Why we’re here and fear. That was today’s thoughts at the meeting.
Of course we’re here to stay sober and carry the message to another alcoholic like ourselves. Almost everyone in the room had that as the answer to the first thought. Step One. That and the spiritual solution. More on that.
The second thought brought up a lot of things. One was what a lot of people saw that caused fear in them, and then others came up with how they dealt with this stuff. I know that there were things I was taught in here, which ended most fears and other anguishes. And the first one was staying in the moment. Like my sponsors and old timers pointed out to me, that I was to go no further than where my feet were.
I had to learn to keep my thoughts in the moment. And it made a lot of sense. I never had any real idea of what was going on beyond the moment I was in. I knew from experiences that when I projected my thoughts would often eventually turn into fear, and fear into anger and often resentments. I learned that I wasn’t here to live in the future. I was here to stay sober today and not got further.

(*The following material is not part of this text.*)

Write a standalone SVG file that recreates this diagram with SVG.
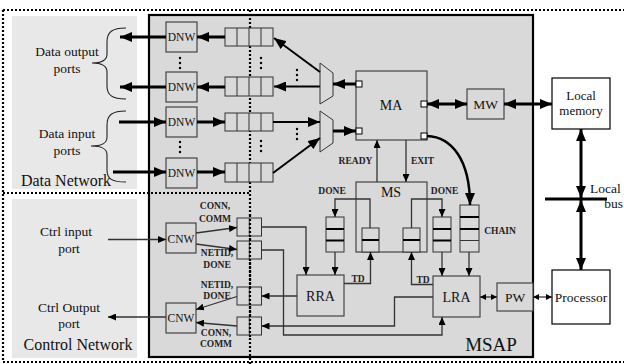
<svg xmlns="http://www.w3.org/2000/svg" width="624" height="364" viewBox="0 0 624 364">
<style>
text{font-family:'Liberation Serif','Times New Roman',Tinos,'DejaVu Serif',serif}
.dot{fill:none;stroke:#000;stroke-width:2.2;stroke-dasharray:2 2}
.bx{fill:#d9d9d9;stroke:#444;stroke-width:1.2}
.wb{fill:#fff;stroke:#000;stroke-width:1.2}
.q{fill:#d9d9d9;stroke:#333;stroke-width:1}
.qd{stroke:#000;stroke-width:2}
.qt{stroke:#333;stroke-width:1}
.t{fill:#111;text-anchor:middle}
.s{font-weight:bold;font-size:9.5px;fill:#222;text-anchor:middle}
.thick{fill:none;stroke:#000;stroke-width:3}
.med{fill:none;stroke:#000;stroke-width:2}
.thin{fill:none;stroke:#333;stroke-width:1.3}
.brace{fill:none;stroke:#222;stroke-width:1.1}
</style>
<defs>
<marker id="big" viewBox="0 0 12 10" refX="12" refY="5" markerWidth="12" markerHeight="10" markerUnits="userSpaceOnUse" orient="auto-start-reverse"><path d="M0,0 L12,5 L0,10 z" fill="#000"/></marker>
<marker id="sm" viewBox="0 0 8 7" refX="8" refY="3.5" markerWidth="8" markerHeight="7" markerUnits="userSpaceOnUse" orient="auto-start-reverse"><path d="M0,0 L8,3.5 L0,7 z" fill="#000"/></marker>
<marker id="tn" viewBox="0 0 6 6" refX="6" refY="3" markerWidth="6" markerHeight="6" markerUnits="userSpaceOnUse" orient="auto-start-reverse"><path d="M0,0 L6,3 L0,6 z" fill="#000"/></marker>
</defs>

<!-- backgrounds -->
<g id="data-network-area"><rect x="12" y="16" width="125" height="173" fill="#e8e8e8"/></g>
<g id="control-network-area"><rect x="12" y="199" width="125" height="159" fill="#e8e8e8"/></g>
<g id="msap"><rect x="149" y="15" width="384" height="342" fill="#d9d9d9" stroke="#000" stroke-width="2.2"/>
<text class="t" x="491" y="351" font-size="19">MSAP</text></g>

<!-- dotted frame -->
<g id="frame">
<path class="dot" d="M3,10 H624"/>
<path class="dot" d="M3,10 V362"/>
<path class="dot" d="M3,362 H624"/>
<path class="dot" d="M3,193 H250"/>
<path class="dot" d="M250,10 V364"/>
</g>

<!-- left labels -->
<g id="labels-left">
<text class="t" x="67" y="56" font-size="13.5">Data output</text>
<text class="t" x="67" y="73" font-size="13.5">ports</text>
<text class="t" x="67" y="138" font-size="13.5">Data input</text>
<text class="t" x="67" y="155" font-size="13.5">ports</text>
<text class="t" x="66" y="186" font-size="16">Data Network</text>
<text class="t" x="66" y="236" font-size="13.5">Ctrl input</text>
<text class="t" x="69" y="253" font-size="13.5">port</text>
<text class="t" x="69" y="312" font-size="13.5">Ctrl Output</text>
<text class="t" x="69" y="328" font-size="13.5">port</text>
<text class="t" x="78" y="350" font-size="16">Control Network</text>
<path class="brace" d="M126,28 C112,28 107,32 107,42 V54 C107,60 103,63 92,63 C103,63 107,66 107,72 V86 C107,95 112,99 126,99"/>
<path class="brace" d="M126,111 C112,111 107,115 107,125 V137 C107,143 103,146 91,146 C103,146 107,149 107,155 V170 C107,179 112,182 126,182"/>
</g>

<!-- DNW nodes -->
<g id="dnw1"><rect class="bx" x="166" y="22" width="31" height="30"/><text class="t" x="181.5" y="41" font-size="11.5">DNW</text></g>
<g id="dnw2"><rect class="bx" x="166" y="72" width="31" height="30"/><text class="t" x="181.5" y="91" font-size="11.5">DNW</text></g>
<g id="dnw3"><rect class="bx" x="166" y="107" width="31" height="30"/><text class="t" x="181.5" y="126" font-size="11.5">DNW</text></g>
<g id="dnw4"><rect class="bx" x="166" y="158" width="31" height="30"/><text class="t" x="181.5" y="177" font-size="11.5">DNW</text></g>

<!-- data queues -->
<g id="dq1"><rect class="q" x="225" y="28" width="48" height="18"/><path class="qt" d="M237,28V46M249,28V46M261,28V46"/></g>
<g id="dq2"><rect class="q" x="225" y="77" width="48" height="19"/><path class="qt" d="M237,77V96M249,77V96M261,77V96"/></g>
<g id="dq3"><rect class="q" x="225" y="113" width="48" height="18"/><path class="qt" d="M237,113V131M249,113V131M261,113V131"/></g>
<g id="dq4"><rect class="q" x="225" y="163" width="48" height="19"/><path class="qt" d="M237,163V182M249,163V182M261,163V182"/></g>

<!-- dots -->
<g id="ellipses" fill="#000">
<circle cx="180" cy="58" r="1.2"/><circle cx="180" cy="63" r="1.2"/><circle cx="180" cy="68" r="1.2"/>
<circle cx="180" cy="142" r="1.2"/><circle cx="180" cy="147" r="1.2"/><circle cx="180" cy="152" r="1.2"/>
<circle cx="261" cy="58" r="1.2"/><circle cx="261" cy="63" r="1.2"/><circle cx="261" cy="68" r="1.2"/>
<circle cx="261" cy="141" r="1.2"/><circle cx="261" cy="146" r="1.2"/><circle cx="261" cy="151" r="1.2"/>
<circle cx="297" cy="70" r="1.2"/><circle cx="297" cy="75" r="1.2"/><circle cx="297" cy="80" r="1.2"/>
<circle cx="297" cy="129" r="1.2"/><circle cx="297" cy="134" r="1.2"/><circle cx="297" cy="139" r="1.2"/>
</g>

<!-- muxes -->
<g id="mux-out"><polygon points="320,63 333,73 333,96 320,104" fill="#d9d9d9" stroke="#333" stroke-width="1"/></g>
<g id="mux-in"><polygon points="320,111 333,120 333,143 320,152" fill="#d9d9d9" stroke="#333" stroke-width="1"/></g>

<!-- MA -->
<g id="ma"><rect class="bx" x="356" y="71" width="71" height="69"/><text class="t" x="391" y="110" font-size="14">MA</text>
<rect x="356" y="81" width="6" height="6" fill="#fff" stroke="#000" stroke-width="1"/>
<rect x="356" y="128" width="6" height="6" fill="#fff" stroke="#000" stroke-width="1"/>
<rect x="421" y="101" width="6" height="6" fill="#fff" stroke="#000" stroke-width="1"/>
<rect x="421" y="133" width="6" height="6" fill="#fff" stroke="#000" stroke-width="1"/></g>

<g id="mw"><rect class="bx" x="467" y="89" width="37" height="30"/><text class="t" x="485.5" y="109" font-size="13.5">MW</text></g>
<g id="local-memory"><rect class="wb" x="552" y="78" width="58" height="51"/><text class="t" x="581" y="100" font-size="13">Local</text><text class="t" x="581" y="115" font-size="13">memory</text></g>
<g id="processor"><rect class="wb" x="552" y="270" width="58" height="54"/><text class="t" x="581" y="302" font-size="13.5">Processor</text></g>
<g id="local-bus"><path d="M545,199 H607" stroke="#000" stroke-width="3"/><text x="590" y="193" font-size="13.5" fill="#111">Local</text><text x="623" y="208" font-size="13.5" fill="#111" text-anchor="end">bus</text></g>

<!-- MS -->
<g id="ms"><rect class="bx" x="356" y="182" width="71" height="70"/><text class="t" x="391" y="197" font-size="14">MS</text>
<rect class="q" x="362" y="228" width="17" height="24"/><path class="qd" d="M362,240H379"/>
<rect class="q" x="403" y="228" width="17" height="24"/><path class="qd" d="M403,240H420"/></g>

<g id="done-q-left"><rect class="q" x="326" y="217" width="18" height="35"/><path class="qd" d="M326,229H344M326,240.5H344"/></g>
<g id="done-q-right"><rect class="q" x="433" y="217" width="18" height="35"/><path class="qd" d="M433,229H451M433,240.5H451"/></g>
<g id="chain-q"><rect class="q" x="460" y="205" width="19" height="47"/><path class="qd" d="M460,217H479M460,229H479"/><path class="qt" d="M460,240.5H479"/></g>

<g id="rra"><rect class="bx" x="297" y="275" width="47" height="41"/><text class="t" x="320.5" y="301" font-size="14">RRA</text></g>
<g id="lra"><rect class="bx" x="433" y="276" width="47" height="41"/><text class="t" x="456.5" y="302" font-size="14">LRA</text></g>
<g id="pw"><rect class="bx" x="497" y="283" width="36" height="28"/><text class="t" x="515" y="302" font-size="13.5">PW</text></g>

<!-- CNW -->
<g id="cnw1"><rect class="bx" x="166" y="223" width="30" height="30"/><text class="t" x="181" y="242.5" font-size="11.5">CNW</text></g>
<g id="cnw2"><rect class="bx" x="166" y="303" width="30" height="30"/><text class="t" x="181" y="322" font-size="11.5">CNW</text></g>

<!-- control queues -->
<g id="cq1"><rect class="q" x="237" y="218" width="24.5" height="18"/><path class="qt" d="M249.3,218V236"/></g>
<g id="cq2"><rect class="q" x="237" y="241" width="24.5" height="18"/><path class="qt" d="M249.3,241V259"/></g>
<g id="cq3"><rect class="q" x="237" y="287" width="24.5" height="18"/><path class="qt" d="M249.3,287V305"/></g>
<g id="cq4"><rect class="q" x="237" y="317" width="24.5" height="18"/><path class="qt" d="M249.3,317V335"/></g>
<path class="dot" d="M250,215V340" stroke-width="2"/>

<!-- signal labels -->
<g id="signal-labels">
<text class="s" x="215" y="209">CONN,</text><text class="s" x="215" y="221.5">COMM</text>
<text class="s" x="217" y="256">NETID,</text><text class="s" x="217" y="267.5">DONE</text>
<text class="s" x="217" y="287.5">NETID,</text><text class="s" x="217" y="298.5">DONE</text>
<text class="s" x="216" y="336">CONN,</text><text class="s" x="216" y="347">COMM</text>
<text class="s" x="355.5" y="164">READY</text><text class="s" x="422.5" y="164">EXIT</text>
<text class="s" x="332" y="194">DONE</text><text class="s" x="444.5" y="194">DONE</text>
<text class="s" x="500" y="234">CHAIN</text>
<text class="s" x="358" y="281.5">TD</text><text class="s" x="423" y="283">TD</text>
</g>

<!-- connectors -->
<g id="connectors">
<path class="thick" d="M225,37H197" marker-end="url(#big)"/>
<path class="thick" d="M166,37H120" marker-end="url(#big)"/>
<path class="thick" d="M225,87H197" marker-end="url(#big)"/>
<path class="thick" d="M166,87H120" marker-end="url(#big)"/>
<path class="thick" d="M119,122H166" marker-end="url(#big)"/>
<path class="thick" d="M197,122H225" marker-end="url(#big)"/>
<path class="thick" d="M113,172H166" marker-end="url(#big)"/>
<path class="thick" d="M197,172H225" marker-end="url(#big)"/>
<path class="med" d="M320,72L274,38" marker-end="url(#big)"/>
<path class="med" d="M320,86.5H274" marker-end="url(#big)"/>
<path class="med" d="M273,122H320" marker-end="url(#big)"/>
<path class="med" d="M273,173L320,138" marker-end="url(#big)"/>
<path class="thick" d="M356,84H333" marker-end="url(#big)"/>
<path class="thick" d="M333,131H356" marker-end="url(#big)"/>
<path class="thick" d="M427,104H467" marker-start="url(#big)" marker-end="url(#big)"/>
<path class="thick" d="M504,104H552" marker-start="url(#big)" marker-end="url(#big)"/>
<path class="thick" d="M581,129V198" marker-start="url(#big)" marker-end="url(#big)"/>
<path class="thick" d="M581,200V270" marker-start="url(#big)" marker-end="url(#big)"/>
<path fill="none" stroke="#000" stroke-width="2.5" d="M427,136C452,137 470,160 470,205" marker-end="url(#big)"/>
<path class="thin" d="M377,182V140" marker-end="url(#sm)"/>
<path class="thin" d="M406,140V182" marker-end="url(#sm)"/>
<path class="thin" d="M370,228V199H335V217" marker-end="url(#sm)"/>
<path class="thin" d="M411.5,228V199H442V217" marker-end="url(#sm)"/>
<path class="thin" d="M335,252V275" marker-end="url(#sm)"/>
<path class="thin" d="M442,252V276" marker-end="url(#sm)"/>
<path class="thin" d="M469,252V276" marker-end="url(#sm)"/>
<path class="thin" d="M344,283.5H370.5V252" marker-end="url(#sm)"/>
<path class="thin" d="M433,284.5H411.5V252" marker-end="url(#sm)"/>
<path class="thin" d="M261.5,227H306V275" marker-end="url(#sm)"/>
<path class="thin" d="M261.5,250H283.5V335H442V317" marker-end="url(#sm)"/>
<path class="thin" d="M297,296H261.5" marker-end="url(#sm)"/>
<path class="thin" d="M433,297H394.5V326H261.5" marker-end="url(#sm)"/>
<path class="thin" d="M480,297H497" marker-start="url(#tn)" marker-end="url(#tn)"/>
<path class="thin" d="M533,297H552" marker-start="url(#tn)" marker-end="url(#tn)"/>
<path class="thin" d="M108,239.5H166" marker-end="url(#sm)"/>
<path class="thin" d="M166,317H108" marker-end="url(#sm)"/>
<path class="thin" d="M196,233L237,227.5" marker-end="url(#sm)"/>
<path class="thin" d="M196,244L237,249.5" marker-end="url(#sm)"/>
<path class="thin" d="M237,296.5L196,309.5" marker-end="url(#sm)"/>
<path class="thin" d="M237,326L196,322.5" marker-end="url(#sm)"/>
</g>
</svg>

Today, when I find my mind drifting into the future, I have to step back and look down at my feet and know where I’m actually at in the moment. And that goes as far as the past events are concerned. They’re over and done with. I need to leave them alone. The result of bringing them into the moment is that they can become the part of the “future”. Once I start projecting, I can find myself going through the same things I did in the past. Often the worst situations.
All this brings me back to the I over E I learned in here. Intellect over my emotions. I often find others going through all of this and their need to find a way to cut these negative emotions down to size or just get rid of them. The truth is, I found out, that they can be gone for a time and then creep back in. Like I was told in the BB and by my sponsor and those old timers, these things will come back again and again in my life. I’m human, and a chronic alcoholic. I need to learn how to pick myself up and dust myself off and keep on keeping on. How to start my day all over again.
Anyway, I had to not only stop and think about this, but to exercise my gratitude to my Higher Power and all those in here, who have helped me to grow along spiritual lines and to stay sober. Once again I’m here to stay sober a day at a time. Never want to forget that.